- Consumer Confidence Index improves to 111.5 in November
- Increase in expectations of household financial situation over next 12 months after pay growth announcement
- But possible trouble on the horizon as job security and business activity measures decline
Source: YouGov/Cebr HEAT data, November 2014
Notes: Axis value of 96.4 represents the average YouGov/Cebr Consumer Confidence Index score since the data set began in 2007.
This month the YouGov/Cebr Consumer Confidence Index has improved by 2.1 points in November to 111.5, but remains below the levels seen through the spring and summer.
Five of the eight individual components that make up the Index improved in November. The largest increase came in consumers’ expectations of their household financial situations over the next 12 months, which now stands at its highest level since YouGov began collecting the data in February 2009. It comes after ONS figures showing real wages increased for the first time in five years.
However, three of the measures fell further in November, with both the backward and forward-looking measures of job security declining, indicating that the recovery could be put under pressure next year. Job security over the previous 30 days fell to its lowest level since April 2014 and the measure looking towards the next 12 months is at its lowest since June this year. Furthermore, employees’ experience of business activity in the workplace over the last month fell to its lowest level since August.
Stephen Harmston, Head of YouGov Reports: ‘After last month’s fall an increase in consumer confidence is welcome, especially now that it seems that the recovery has finally started to reach people’s pockets. However, there is a dark cloud on the horizon. The data looking at job security continue to fall suggesting that at the very moment consumers feel the benefits of growth they are becoming more circumspect about their employment prospects. This in turn threatens their willingness to spend in the long-term and hints at problems for the recovery in 2015.’

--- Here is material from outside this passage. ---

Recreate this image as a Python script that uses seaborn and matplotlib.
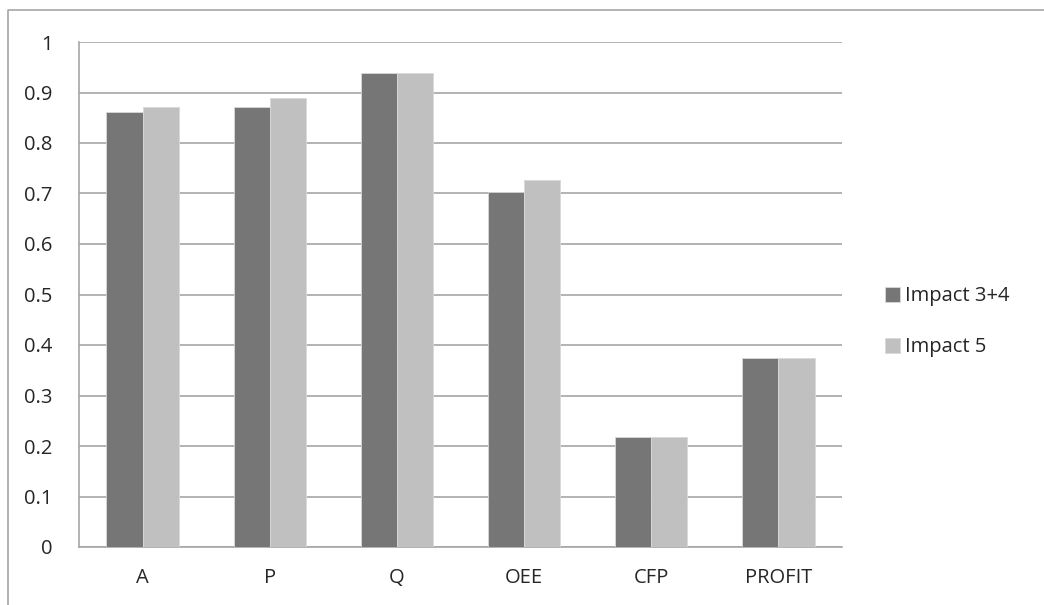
import numpy as np
import pandas as pd
import matplotlib
matplotlib.use("Agg")
import matplotlib.pyplot as plt
import seaborn as sns
from matplotlib.lines import Line2D

# 데이터
categories = ["A", "P", "Q", "OEE", "CFP", "PROFIT"]
impact_34 = [0.861, 0.871, 0.939, 0.703, 0.218, 0.374]
impact_5 = [0.871, 0.889, 0.939, 0.727, 0.218, 0.374]
series_names = ["Impact 3+4", "Impact 5"]

df = pd.DataFrame({
    "category": categories * 2,
    "value": impact_34 + impact_5,
    "series": [series_names[0]] * len(categories) + [series_names[1]] * len(categories),
})

sns.set_style("white")
plt.rcParams["font.family"] = ["Open Sans", "DejaVu Sans"]
fs = 14.5

W, H = 1044, 605
fig = plt.figure(figsize=(W / 100, H / 100), dpi=100)
ax = fig.add_axes([79 / W, (H - 547) / H, (842 - 79) / W, (547 - 42) / H])

sns.barplot(data=df, x="category", y="value", hue="series", order=categories,
            hue_order=series_names, palette=["#767676", "#c0c0c0"],
            width=0.57, edgecolor="#d8d8d8", linewidth=0.6, ax=ax, zorder=3)

ax.set_xlim(-0.5, len(categories) - 0.5)
ax.set_ylim(0, 1)
ax.set_yticks(np.arange(0, 1.01, 0.1))
ax.set_yticklabels(["0", "0.1", "0.2", "0.3", "0.4", "0.5", "0.6", "0.7", "0.8", "0.9", "1"])
ax.yaxis.grid(True, color="#a6a6a6", linewidth=1.2, zorder=0)
ax.set_axisbelow(True)

# x축 눈금은 카테고리 경계에
ax.set_xticks(np.arange(-0.5, len(categories), 1.0), minor=True)
ax.tick_params(axis="x", which="major", length=0, pad=15, labelsize=fs)
ax.tick_params(axis="x", which="minor", length=6, width=1.2, color="#a6a6a6", direction="out")
ax.tick_params(axis="y", which="major", length=7, width=1.2, color="#a6a6a6",
               direction="out", pad=12, labelsize=fs)
ax.set_xlabel("")
ax.set_ylabel("")

for side in ["top", "right"]:
    ax.spines[side].set_visible(False)
for side in ["left", "bottom"]:
    ax.spines[side].set_color("#a6a6a6")
    ax.spines[side].set_linewidth(1.2)

leg = ax.legend(loc="center left", bbox_to_anchor=(1.033, 0.446), frameon=False,
                handlelength=0.75, handleheight=0.75, handletextpad=0.25,
                labelspacing=1.55, fontsize=fs)

# 외곽 테두리 (위쪽, 왼쪽만)
fig.lines.append(Line2D([7.5 / W, 7.5 / W, 1.0], [0.0, 1 - 9.5 / H, 1 - 9.5 / H],
                        transform=fig.transFigure, color="#a6a6a6", linewidth=1.2))

fig.savefig("out.png", dpi=100)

Charles Davis, Director at the Centre for Economics and Business Research: 'The slight improvement in consumer confidence is a positive but the underlying figures point to a slowdown in the pace of growth. Although unemployment dropped rapidly over the last year, underemployment persists and there are hints of a wobble among the workforce. Next month’s figures will show which way the wind is blowing as we enter 2015. My suspicion is the uptick in consumer confidence points to some resilience but we should still be on the look out for slower growth in 2015.’